There are a lot of things that Excel is an amazing tool to use for. One of these things is **data analysis, and as a part of it, linear regression**. There are many definitions of linear regression. This is a statistical method that is used to model the relationship between **one dependent variable (Y)** and **one or more independent ones (X)**.

Excel has a great built-in tool for linear regression, which is called **“Regression”**. In the example below, we will show how to do it.

## Preparing Data Analysis

Several steps need to be taken to conduct a linear regression analysis in Excel:

**Prepare the Data**

First thing first, we need to have our data. This means that we have a **dependent variable (Y) and one or more independent variables (X) **in our columns. Every row that we have should represent an individual data point.

**Enable Data Analysis ToolPak (if not already enabled)**

To make sure that you can do the proper **Data Analysis**, you need to enable **Data Analysis ToolPak**. To do this, you need to go to **File >> Options >> Add-ins**. There, in the **Add-ins window**, we will select **Excel Add-ins and click Go:**

Once we do, the **Add-ins window** will appear. There, we will click on the **Analysis ToolPak box**, and **click OK:**

**Access Data Analysis ToolPak**

Once we have the **TookPak enabled**, we should be able to see the **Data Analysis option** located in the **Data tab on the Excel ribbon**:

**Perform Regression analysis and interpret the results**

For the final part, you do the regression and then see what you got.

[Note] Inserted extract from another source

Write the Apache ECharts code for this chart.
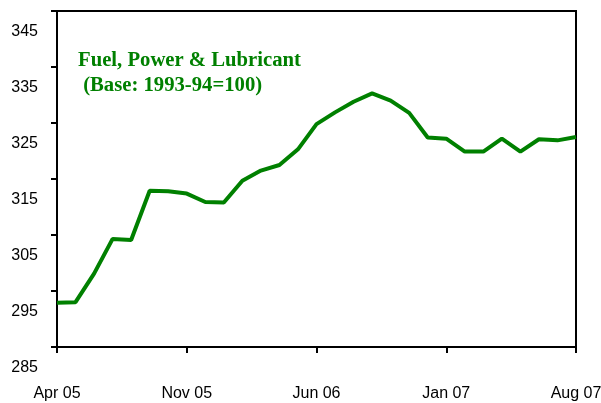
<!DOCTYPE html>
<html>
<head>
<meta charset="utf-8">
<script src="https://cdn.jsdelivr.net/npm/echarts@6/dist/echarts.min.js"></script>
<style>
    html, body { margin: 0; padding: 0; background: #fff; }
    #chart { width: 601px; height: 403px; }
</style>
</head>
<body>
<div id="chart"></div>
<script>
// months Apr 05 .. Aug 07
const months = [
    'Apr 05', 'May 05', 'Jun 05', 'Jul 05', 'Aug 05', 'Sep 05', 'Oct 05',
    'Nov 05', 'Dec 05', 'Jan 06', 'Feb 06', 'Mar 06', 'Apr 06', 'May 06',
    'Jun 06', 'Jul 06', 'Aug 06', 'Sep 06', 'Oct 06', 'Nov 06', 'Dec 06',
    'Jan 07', 'Feb 07', 'Mar 07', 'Apr 07', 'May 07', 'Jun 07', 'Jul 07',
    'Aug 07'
]
// index values
const fuelIndex = [
    292.9, 293.0, 298.1, 304.3, 304.1, 312.9, 312.8,
    312.4, 310.9, 310.8, 314.7, 316.5, 317.5, 320.3,
    324.8, 326.9, 328.8, 330.3, 329.0, 326.8, 322.4,
    322.2, 319.9, 319.9, 322.2, 319.9, 322.1, 321.9,
    322.5
]
const yMin = 285
const yMax = 345
const yStep = 10

const green = '#008000'

const myEchart = echarts.init(document.getElementById('chart'))

myEchart.setOption({
    animation: false,
    title: {
        text: 'Fuel, Power & Lubricant\n (Base: 1993-94=100)',
        left: 78,
        top: 48,
        padding: 0,
        textStyle: {
            color: green,
            fontFamily: 'Liberation Serif',
            fontWeight: 'bold',
            fontSize: 20.7,
            lineHeight: 25
        }
    },
    grid: {
        left: 57,
        right: 25,
        top: 11,
        bottom: 56,
        outerBoundsMode: 'none',
        containLabel: false,
        show: true,
        borderColor: '#000',
        borderWidth: 2
    },
    xAxis: {
        type: 'category',
        boundaryGap: false,
        data: months,
        axisLine: { lineStyle: { color: '#000', width: 2 } },
        axisTick: {
            interval: 6,
            length: 6,
            lineStyle: { color: '#000', width: 2 }
        },
        axisLabel: {
            interval: 6,
            margin: 39,
            color: '#000',
            fontFamily: 'Liberation Sans',
            fontSize: 16
        },
        splitLine: { show: false }
    },
    yAxis: {
        type: 'value',
        min: yMin,
        max: yMax,
        interval: yStep,
        axisLine: { show: true, lineStyle: { color: '#000', width: 2 } },
        axisTick: {
            show: true,
            length: 6,
            lineStyle: { color: '#000', width: 2 }
        },
        axisLabel: {
            margin: 19,
            color: '#000',
            fontFamily: 'Liberation Sans',
            fontSize: 16,
            verticalAlign: 'top',
            padding: [13, 0, 0, 0]
        },
        splitLine: { show: false }
    },
    series: [
        {
            name: 'Fuel, Power & Lubricant',
            type: 'line',
            data: fuelIndex,
            showSymbol: false,
            lineStyle: { color: green, width: 4 },
            itemStyle: { color: green }
        }
    ]
})
</script>
</body>
</html>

## Excel Data Analysis with Linear Regression in Example

For our purposes, we will create the table with **hours spent on learning and student’s exam scores**:

Since we all did steps 1 to 3, we will go to the **Data tab, and then click on the Data Analysis**. Once we do, we will have a new window on which we will choose **Regression as an option**:

We will **click OK** and will be presented with a **Regression window**. There, we will click on the **Input Y_Range** and then choose range **B2:B7 (exam scores)** as our **Y Range**, and on **Input X_Range** choose** range A2:A7 (study hours) as our X range**.

We will also click on the **Labels checkbox as we have headers**:

When we click OK, Excel will **create another sheet with the regression analysis done**:

We will have information such as **coefficients, standard errors, t-values, p-values, and the R-squared value**.

In our example, we wanted to see if there was any **correlation between the hours that were put into work, and the scores that students achieved**.

The **coefficient** represents the change in the exam score for every additional hour that students put to work. The **p-value** is associated with the coefficient and will tell us if the relationship is statistically significant.

**R-squared value** can give us a good idea about the fit of the model and the data. A value that is close to 1 indicated a good fit, and a value that is close to 0 indicates a poor fit.

In our example, we have a **coefficient of 5**, which means that, on average, for each additional study hour, the **exam score increases by 5 points**. Our **p-value is smaller than 0.05**, meaning that the **relationship between the score that students can achieve, and study hours is significant**.

This example is fairly simple, and the correlation can be seen by looking at the original table. In real-world scenarios, datasets would be larger, and the models would be more complex. However, the steps that were described above can be applied to these as well.